0

I have a docker container running a Flask application that connects to a mySQL server. The mySQL server is hosted on the host machine at port 3308 on a windows 10 machine.

When executing docker run -p 5000:5000 -p 3308:3308 -t webui

I receive the error Ports are not available: listen tcp 0.0.0.0:3308: bind: Only one usage of each socket address (protocol/network address/port) is normally permitted. due to the port being used by the mySQL server on the host machine

How do I map the port of the mySQL to the docker container such that the Flask application can access the database?

  • Have you checked docker ps ? Is any container running ? And what close the mysql locally if you are running as shown over here https://www.mysqltutorial.org/mysql-adminsitration/stop-mysql/. – mozilla-firefox Feb 11 '20 at 05:42
  • yes? The port clash is caused by the mysql service running on the host. When I stop the service, I am able to create the container with port 3308 mapped through – Cameron Moore Feb 11 '20 at 05:43
  • If any container is running, stop it because it has occupied that port. If you are binding with host machine, then you have to stop that as well inorder to run at that port. Else you can obviously change the port for this container – mozilla-firefox Feb 11 '20 at 05:50
  • There are no containers running. If I stop the mySQL service on the host machine then the container cannot connect to the mySQL server. I am wanting to find out how to connect to a mySQL server that is hosted on the host machine from a container – Cameron Moore Feb 11 '20 at 06:06
  • mysql://host.docker.internal:3306/my_awesome_database try this in container or better read this answer, it will help you surely: https://stackoverflow.com/questions/28056522/access-host-database-from-a-docker-container – mozilla-firefox Feb 11 '20 at 06:18
  • Is the Flask image running its own MySQL server, or is it calling out to one somewhere else? You don't need a `-p` option to make outbound calls, only to accept inbound connections. – David Maze Feb 11 '20 at 11:29

2 Answers2

0

There are 2 ways to achieve this. The first approach is the recommended one.

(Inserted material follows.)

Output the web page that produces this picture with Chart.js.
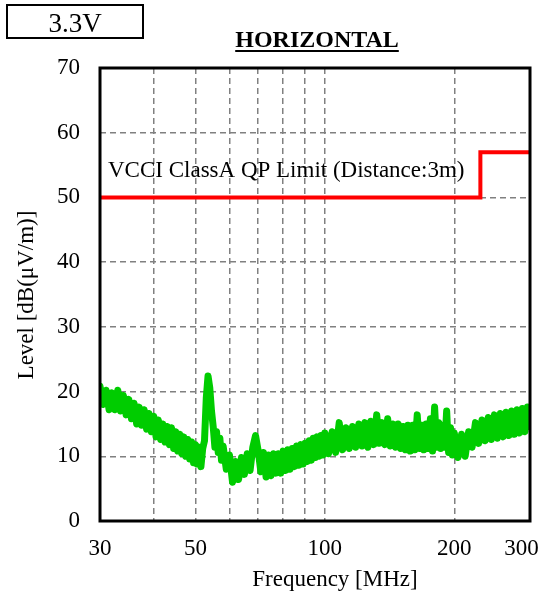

The first is to add an entry to /etc/hosts inside the container:

docker run -p 5000:5000 -p 3308:3308 --add-host database:<HOST_IP> -t webui

You need to replace HOST_IP with the network IP of your host. Then you can reference the database inside your container using the name "database" (you can also customize this one).

The second is to bind your container to your host's interface:

docker run -p 5000:5000 -p 3308:3308 --bind 127.0.0.1 -t webui

Then you can refer to your database with 127.0.0.1 inside your container.

Mihai
  • 9,526
  • 2
  • 18
  • 40
0

The issue was caused by the host name. The mySQL database port did not need to be bound to the container as it did not need to receive any inbound calls, only outbound to the database. Resolved by adding a new entry into the container's /etc/hosts file as described here.